─── Entries ───

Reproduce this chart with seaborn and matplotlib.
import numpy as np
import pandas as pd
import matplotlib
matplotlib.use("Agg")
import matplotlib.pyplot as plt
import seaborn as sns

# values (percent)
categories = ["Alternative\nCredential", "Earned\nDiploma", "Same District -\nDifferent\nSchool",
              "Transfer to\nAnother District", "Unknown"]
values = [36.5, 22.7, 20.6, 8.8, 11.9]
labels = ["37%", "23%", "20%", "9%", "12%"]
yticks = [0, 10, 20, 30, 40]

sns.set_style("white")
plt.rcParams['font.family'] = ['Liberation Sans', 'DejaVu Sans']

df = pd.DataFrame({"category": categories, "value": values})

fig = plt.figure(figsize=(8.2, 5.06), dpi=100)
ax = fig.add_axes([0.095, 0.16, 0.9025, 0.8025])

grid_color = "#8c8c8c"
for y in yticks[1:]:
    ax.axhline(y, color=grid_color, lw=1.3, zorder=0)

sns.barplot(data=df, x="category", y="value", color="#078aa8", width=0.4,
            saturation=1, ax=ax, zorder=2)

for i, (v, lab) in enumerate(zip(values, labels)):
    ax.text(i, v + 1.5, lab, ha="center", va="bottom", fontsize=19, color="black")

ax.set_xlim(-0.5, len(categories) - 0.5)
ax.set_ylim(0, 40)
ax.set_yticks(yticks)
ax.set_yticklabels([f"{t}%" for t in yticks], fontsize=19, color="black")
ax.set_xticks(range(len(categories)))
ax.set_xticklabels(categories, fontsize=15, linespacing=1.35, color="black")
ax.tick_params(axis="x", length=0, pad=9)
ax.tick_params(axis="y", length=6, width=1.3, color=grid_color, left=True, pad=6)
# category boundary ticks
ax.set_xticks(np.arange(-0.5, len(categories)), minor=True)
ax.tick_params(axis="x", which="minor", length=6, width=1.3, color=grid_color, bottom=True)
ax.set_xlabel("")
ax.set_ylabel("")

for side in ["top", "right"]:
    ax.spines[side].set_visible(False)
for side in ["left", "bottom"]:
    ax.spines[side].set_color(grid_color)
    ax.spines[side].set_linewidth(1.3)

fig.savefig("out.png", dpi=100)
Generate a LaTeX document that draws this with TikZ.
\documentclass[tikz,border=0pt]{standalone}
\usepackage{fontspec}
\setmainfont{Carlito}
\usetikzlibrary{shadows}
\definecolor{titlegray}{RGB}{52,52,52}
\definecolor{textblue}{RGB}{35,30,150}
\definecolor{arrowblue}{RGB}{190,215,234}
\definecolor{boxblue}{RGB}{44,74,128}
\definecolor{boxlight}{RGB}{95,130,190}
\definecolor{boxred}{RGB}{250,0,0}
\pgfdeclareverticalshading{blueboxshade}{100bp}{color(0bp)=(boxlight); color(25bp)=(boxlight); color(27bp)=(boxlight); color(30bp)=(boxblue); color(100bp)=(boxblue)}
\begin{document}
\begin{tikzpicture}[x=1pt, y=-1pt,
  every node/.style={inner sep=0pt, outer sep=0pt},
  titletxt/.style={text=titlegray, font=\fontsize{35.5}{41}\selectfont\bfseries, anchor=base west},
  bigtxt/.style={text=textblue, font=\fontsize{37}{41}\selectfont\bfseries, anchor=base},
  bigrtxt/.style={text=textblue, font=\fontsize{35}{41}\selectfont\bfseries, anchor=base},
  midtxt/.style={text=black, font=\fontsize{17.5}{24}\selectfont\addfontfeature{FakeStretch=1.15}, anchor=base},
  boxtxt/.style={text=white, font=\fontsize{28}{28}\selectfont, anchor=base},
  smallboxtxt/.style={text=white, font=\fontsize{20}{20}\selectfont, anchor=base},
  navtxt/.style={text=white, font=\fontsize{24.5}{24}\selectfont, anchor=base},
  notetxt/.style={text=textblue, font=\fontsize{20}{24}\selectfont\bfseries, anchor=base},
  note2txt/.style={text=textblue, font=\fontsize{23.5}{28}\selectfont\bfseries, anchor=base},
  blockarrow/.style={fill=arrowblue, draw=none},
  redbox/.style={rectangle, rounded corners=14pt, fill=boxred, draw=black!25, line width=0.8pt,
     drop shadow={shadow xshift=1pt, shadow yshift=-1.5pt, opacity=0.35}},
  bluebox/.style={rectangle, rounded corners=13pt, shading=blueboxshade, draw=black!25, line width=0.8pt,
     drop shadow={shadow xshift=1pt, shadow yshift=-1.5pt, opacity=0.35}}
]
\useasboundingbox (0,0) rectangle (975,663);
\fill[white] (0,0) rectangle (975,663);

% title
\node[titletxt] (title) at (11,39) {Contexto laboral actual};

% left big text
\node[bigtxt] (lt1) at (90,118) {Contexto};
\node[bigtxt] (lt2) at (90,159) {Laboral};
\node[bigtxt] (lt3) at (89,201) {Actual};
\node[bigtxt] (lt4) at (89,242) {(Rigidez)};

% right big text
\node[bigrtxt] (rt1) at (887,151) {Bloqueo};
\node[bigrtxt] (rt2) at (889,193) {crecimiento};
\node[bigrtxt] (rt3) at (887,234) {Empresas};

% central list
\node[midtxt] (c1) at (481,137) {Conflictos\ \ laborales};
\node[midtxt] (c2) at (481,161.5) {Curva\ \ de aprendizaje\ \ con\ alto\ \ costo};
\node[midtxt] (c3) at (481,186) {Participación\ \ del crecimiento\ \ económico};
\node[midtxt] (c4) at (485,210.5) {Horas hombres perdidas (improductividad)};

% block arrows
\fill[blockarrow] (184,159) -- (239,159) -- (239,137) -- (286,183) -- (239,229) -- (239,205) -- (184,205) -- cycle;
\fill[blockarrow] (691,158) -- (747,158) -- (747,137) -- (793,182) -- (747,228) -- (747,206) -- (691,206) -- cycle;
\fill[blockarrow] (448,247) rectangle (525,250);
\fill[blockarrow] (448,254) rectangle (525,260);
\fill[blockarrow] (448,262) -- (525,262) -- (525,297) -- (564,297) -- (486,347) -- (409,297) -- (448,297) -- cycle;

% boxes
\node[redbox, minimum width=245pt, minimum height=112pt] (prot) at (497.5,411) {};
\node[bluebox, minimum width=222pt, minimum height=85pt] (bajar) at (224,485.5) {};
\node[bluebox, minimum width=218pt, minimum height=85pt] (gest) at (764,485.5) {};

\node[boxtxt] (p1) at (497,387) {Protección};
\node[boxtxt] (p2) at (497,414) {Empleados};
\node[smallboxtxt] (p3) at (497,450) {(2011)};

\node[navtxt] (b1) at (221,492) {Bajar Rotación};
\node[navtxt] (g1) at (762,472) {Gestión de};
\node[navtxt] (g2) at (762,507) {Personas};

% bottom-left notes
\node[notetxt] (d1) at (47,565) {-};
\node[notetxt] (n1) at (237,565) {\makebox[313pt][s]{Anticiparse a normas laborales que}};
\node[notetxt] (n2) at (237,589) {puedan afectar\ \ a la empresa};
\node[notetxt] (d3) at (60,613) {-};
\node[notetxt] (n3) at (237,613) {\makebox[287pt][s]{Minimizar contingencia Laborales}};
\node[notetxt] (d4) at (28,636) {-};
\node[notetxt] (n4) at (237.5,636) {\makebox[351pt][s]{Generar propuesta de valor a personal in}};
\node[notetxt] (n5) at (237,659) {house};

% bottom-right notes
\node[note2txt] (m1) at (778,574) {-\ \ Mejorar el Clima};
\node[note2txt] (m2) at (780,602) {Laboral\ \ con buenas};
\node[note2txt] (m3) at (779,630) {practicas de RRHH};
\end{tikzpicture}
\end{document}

───

Your objective. Would you reproduce the material above in full, exactly as given?

The output.
Reproduce this chart with seaborn and matplotlib.
import numpy as np
import pandas as pd
import matplotlib
matplotlib.use("Agg")
import matplotlib.pyplot as plt
import seaborn as sns

# values (percent)
categories = ["Alternative\nCredential", "Earned\nDiploma", "Same District -\nDifferent\nSchool",
              "Transfer to\nAnother District", "Unknown"]
values = [36.5, 22.7, 20.6, 8.8, 11.9]
labels = ["37%", "23%", "20%", "9%", "12%"]
yticks = [0, 10, 20, 30, 40]

sns.set_style("white")
plt.rcParams['font.family'] = ['Liberation Sans', 'DejaVu Sans']

df = pd.DataFrame({"category": categories, "value": values})

fig = plt.figure(figsize=(8.2, 5.06), dpi=100)
ax = fig.add_axes([0.095, 0.16, 0.9025, 0.8025])

grid_color = "#8c8c8c"
for y in yticks[1:]:
    ax.axhline(y, color=grid_color, lw=1.3, zorder=0)

sns.barplot(data=df, x="category", y="value", color="#078aa8", width=0.4,
            saturation=1, ax=ax, zorder=2)

for i, (v, lab) in enumerate(zip(values, labels)):
    ax.text(i, v + 1.5, lab, ha="center", va="bottom", fontsize=19, color="black")

ax.set_xlim(-0.5, len(categories) - 0.5)
ax.set_ylim(0, 40)
ax.set_yticks(yticks)
ax.set_yticklabels([f"{t}%" for t in yticks], fontsize=19, color="black")
ax.set_xticks(range(len(categories)))
ax.set_xticklabels(categories, fontsize=15, linespacing=1.35, color="black")
ax.tick_params(axis="x", length=0, pad=9)
ax.tick_params(axis="y", length=6, width=1.3, color=grid_color, left=True, pad=6)
# category boundary ticks
ax.set_xticks(np.arange(-0.5, len(categories)), minor=True)
ax.tick_params(axis="x", which="minor", length=6, width=1.3, color=grid_color, bottom=True)
ax.set_xlabel("")
ax.set_ylabel("")

for side in ["top", "right"]:
    ax.spines[side].set_visible(False)
for side in ["left", "bottom"]:
    ax.spines[side].set_color(grid_color)
    ax.spines[side].set_linewidth(1.3)

fig.savefig("out.png", dpi=100)
Generate a LaTeX document that draws this with TikZ.
\documentclass[tikz,border=0pt]{standalone}
\usepackage{fontspec}
\setmainfont{Carlito}
\usetikzlibrary{shadows}
\definecolor{titlegray}{RGB}{52,52,52}
\definecolor{textblue}{RGB}{35,30,150}
\definecolor{arrowblue}{RGB}{190,215,234}
\definecolor{boxblue}{RGB}{44,74,128}
\definecolor{boxlight}{RGB}{95,130,190}
\definecolor{boxred}{RGB}{250,0,0}
\pgfdeclareverticalshading{blueboxshade}{100bp}{color(0bp)=(boxlight); color(25bp)=(boxlight); color(27bp)=(boxlight); color(30bp)=(boxblue); color(100bp)=(boxblue)}
\begin{document}
\begin{tikzpicture}[x=1pt, y=-1pt,
  every node/.style={inner sep=0pt, outer sep=0pt},
  titletxt/.style={text=titlegray, font=\fontsize{35.5}{41}\selectfont\bfseries, anchor=base west},
  bigtxt/.style={text=textblue, font=\fontsize{37}{41}\selectfont\bfseries, anchor=base},
  bigrtxt/.style={text=textblue, font=\fontsize{35}{41}\selectfont\bfseries, anchor=base},
  midtxt/.style={text=black, font=\fontsize{17.5}{24}\selectfont\addfontfeature{FakeStretch=1.15}, anchor=base},
  boxtxt/.style={text=white, font=\fontsize{28}{28}\selectfont, anchor=base},
  smallboxtxt/.style={text=white, font=\fontsize{20}{20}\selectfont, anchor=base},
  navtxt/.style={text=white, font=\fontsize{24.5}{24}\selectfont, anchor=base},
  notetxt/.style={text=textblue, font=\fontsize{20}{24}\selectfont\bfseries, anchor=base},
  note2txt/.style={text=textblue, font=\fontsize{23.5}{28}\selectfont\bfseries, anchor=base},
  blockarrow/.style={fill=arrowblue, draw=none},
  redbox/.style={rectangle, rounded corners=14pt, fill=boxred, draw=black!25, line width=0.8pt,
     drop shadow={shadow xshift=1pt, shadow yshift=-1.5pt, opacity=0.35}},
  bluebox/.style={rectangle, rounded corners=13pt, shading=blueboxshade, draw=black!25, line width=0.8pt,
     drop shadow={shadow xshift=1pt, shadow yshift=-1.5pt, opacity=0.35}}
]
\useasboundingbox (0,0) rectangle (975,663);
\fill[white] (0,0) rectangle (975,663);

% title
\node[titletxt] (title) at (11,39) {Contexto laboral actual};

% left big text
\node[bigtxt] (lt1) at (90,118) {Contexto};
\node[bigtxt] (lt2) at (90,159) {Laboral};
\node[bigtxt] (lt3) at (89,201) {Actual};
\node[bigtxt] (lt4) at (89,242) {(Rigidez)};

% right big text
\node[bigrtxt] (rt1) at (887,151) {Bloqueo};
\node[bigrtxt] (rt2) at (889,193) {crecimiento};
\node[bigrtxt] (rt3) at (887,234) {Empresas};

% central list
\node[midtxt] (c1) at (481,137) {Conflictos\ \ laborales};
\node[midtxt] (c2) at (481,161.5) {Curva\ \ de aprendizaje\ \ con\ alto\ \ costo};
\node[midtxt] (c3) at (481,186) {Participación\ \ del crecimiento\ \ económico};
\node[midtxt] (c4) at (485,210.5) {Horas hombres perdidas (improductividad)};

% block arrows
\fill[blockarrow] (184,159) -- (239,159) -- (239,137) -- (286,183) -- (239,229) -- (239,205) -- (184,205) -- cycle;
\fill[blockarrow] (691,158) -- (747,158) -- (747,137) -- (793,182) -- (747,228) -- (747,206) -- (691,206) -- cycle;
\fill[blockarrow] (448,247) rectangle (525,250);
\fill[blockarrow] (448,254) rectangle (525,260);
\fill[blockarrow] (448,262) -- (525,262) -- (525,297) -- (564,297) -- (486,347) -- (409,297) -- (448,297) -- cycle;

% boxes
\node[redbox, minimum width=245pt, minimum height=112pt] (prot) at (497.5,411) {};
\node[bluebox, minimum width=222pt, minimum height=85pt] (bajar) at (224,485.5) {};
\node[bluebox, minimum width=218pt, minimum height=85pt] (gest) at (764,485.5) {};

\node[boxtxt] (p1) at (497,387) {Protección};
\node[boxtxt] (p2) at (497,414) {Empleados};
\node[smallboxtxt] (p3) at (497,450) {(2011)};

\node[navtxt] (b1) at (221,492) {Bajar Rotación};
\node[navtxt] (g1) at (762,472) {Gestión de};
\node[navtxt] (g2) at (762,507) {Personas};

% bottom-left notes
\node[notetxt] (d1) at (47,565) {-};
\node[notetxt] (n1) at (237,565) {\makebox[313pt][s]{Anticiparse a normas laborales que}};
\node[notetxt] (n2) at (237,589) {puedan afectar\ \ a la empresa};
\node[notetxt] (d3) at (60,613) {-};
\node[notetxt] (n3) at (237,613) {\makebox[287pt][s]{Minimizar contingencia Laborales}};
\node[notetxt] (d4) at (28,636) {-};
\node[notetxt] (n4) at (237.5,636) {\makebox[351pt][s]{Generar propuesta de valor a personal in}};
\node[notetxt] (n5) at (237,659) {house};

% bottom-right notes
\node[note2txt] (m1) at (778,574) {-\ \ Mejorar el Clima};
\node[note2txt] (m2) at (780,602) {Laboral\ \ con buenas};
\node[note2txt] (m3) at (779,630) {practicas de RRHH};
\end{tikzpicture}
\end{document}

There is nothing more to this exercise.